| Executive Principal's Blog

Learning for life

The ‘high stakes’ education environment of schools too often sees the focus on the obtainment of grades, rather than how students are developing as learners. 

In a presentation I recently gave to Year 8 students who are undertaking their ‘Certificate of Excellence’, my key message was this: ‘It’s not just about the grades – it’s the way you develop yourself as learners.’

Through our Learning That Matters, our aspirations for Beaconhills children are for them to grow to become lifelong learners. We know this will set them on a pathway of constant growth and opportunity beyond school – and it’s an aspiration which, as a community, we can all share for our students. Future careers not even yet known await our students if they can become adaptive, collaborative, reflective, knowledgeable, responsible and focused. This is the essence of our Learning Mindset, one of Beaconhills College’s six pillars of Learning That Matters.

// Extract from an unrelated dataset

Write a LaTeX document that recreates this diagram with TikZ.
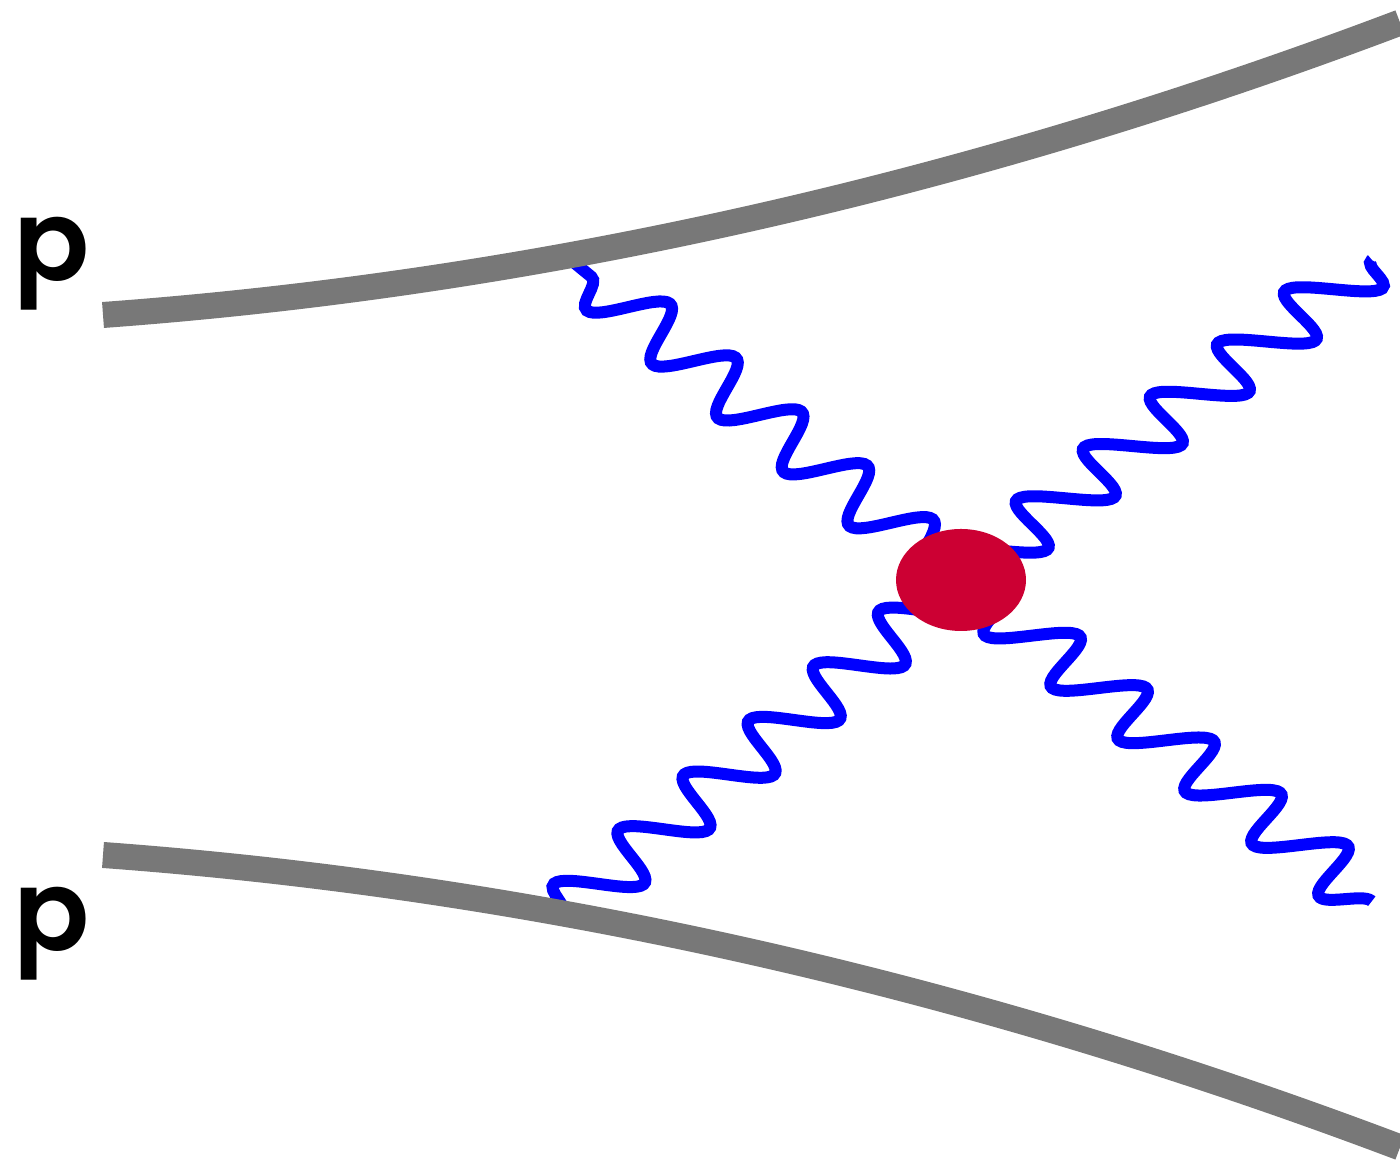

Based on the outstanding work of Carol Dweck on ‘growth mindset’, our learning mindsets aim to encourage our students to think about learning and develop themselves as learners, ultimately improving their learning outcomes. 

Our students can develop a negative mindset towards assessment and reporting which can in turn lead to problematic learning behaviours and approaches. We need to encourage our students to treat assessment tasks as an opportunity for them – with their teacher – to explore the level of understanding they have and identify areas for progress. This should, and can be, a positive process and not one that pigeonholes our students or closes their minds to new possibilities.

A student who gets a ‘bad’ grade in mathematics might tell themselves they’re ‘bad at maths’. Instead, by using our learning mindsets, students can identify strategies that can improve themselves as learners.  ‘Did I ask the right types of questions?’ (knowledgeable), ‘Are there ways in which I learn well with other students in the class?’ (collaborative), ‘Are there ways I can improve the consistency of completing tasks?’ (focused), ‘Do I need to set myself better routines for completing home learning?’ (responsible), ‘Do I need to complete revision activities differently?’ (adaptive) and ‘Do I need to engage in more thinking about areas that I need to improve upon?’ (reflective).

There is no greater gift we can give a young person for their life than to instill the skills and strategies to be effective learners, who embrace opportunities for learning with joy and passion. The world of learning is full of possibility and excitement. Let’s make sure we keep reminding them that there is more to a fulfilling life than marks.